Women are being scared out of normal birth because of reports highlighting the risks surrounding pregnancy, a midwives' leader says.
Recent guidance on obesity in pregnancy has alarmed many women, according to Cathy Warwick, general secretary of the Royal College of Midwives.
Most women who are obese or overweight can still experience a normal birth - but need high quality care, Professor Warwick said.
"I believe that we must push back against a culture of fear.

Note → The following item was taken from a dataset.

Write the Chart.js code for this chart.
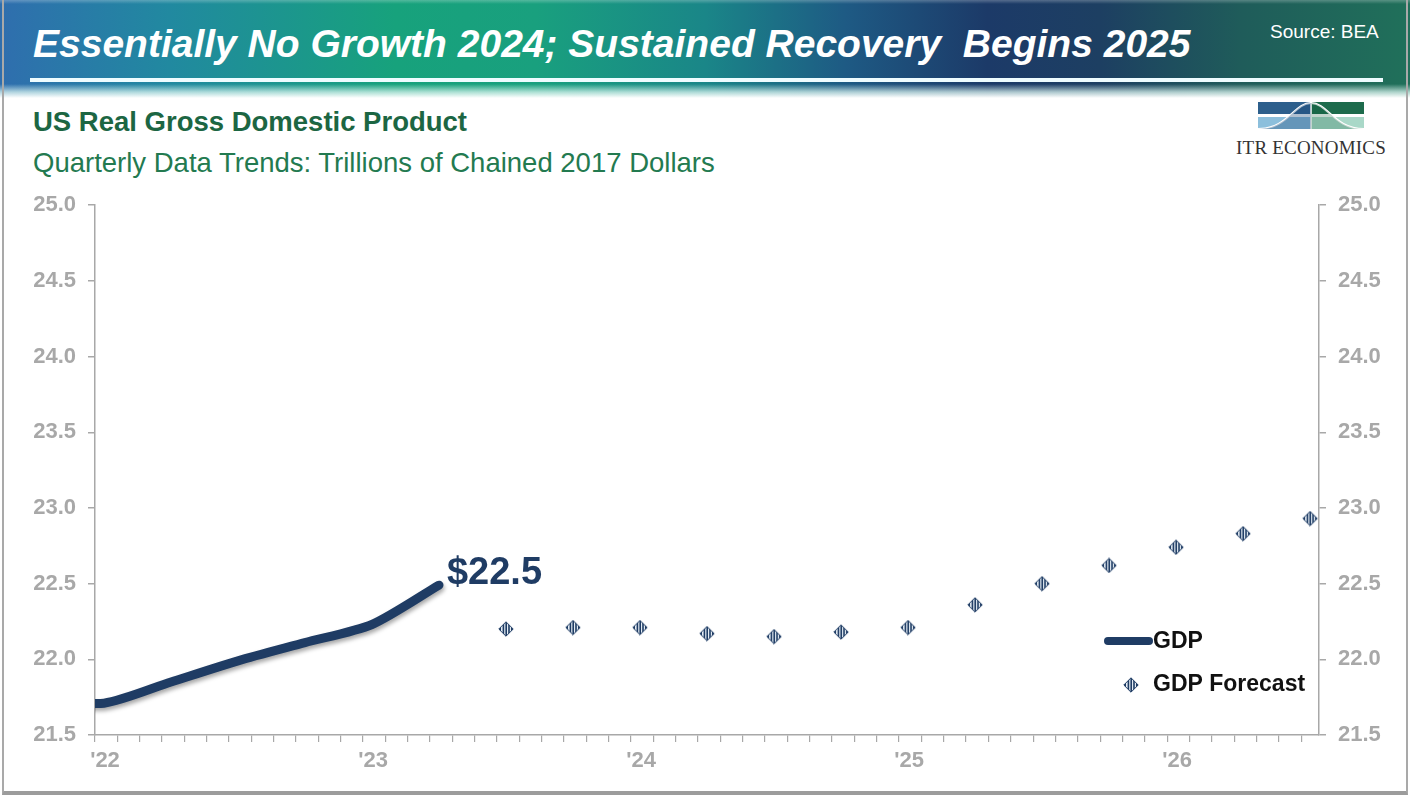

Safety is of course paramount but the key message remains that most women are capable of giving birth normally," she says.
The guidelines were issued by the National Institute for Health and Clinical Excellence recently and called on women to stop "eating for two" during pregnancy.
She said this was a good example of the kind of scare that led to women being afraid to trust themselves to home birth or even to midwives.
She said: "As we accumulate evidence about issues that can decrease the possibility of a woman having a completely normal pregnancy and birth there is a danger that only a very small number of women are left believing that childbirth for them can be a normal and fulfilling experience.
"The way that the risk of obesity during pregnancy is presented can exaggerate the dangers.
"If women start to think of their pregnancy as abnormal that in itself can result in them making choices about their birth that may in themselves decrease the risk of them having a normal birth."
She added: "Risk during childbirth is a very relative concept and unless it is explained with care the result can be that women are, albeit subtly, coerced and frightened into making choices they don’t want or need and which are potentially detrimental to their health and the health of their baby."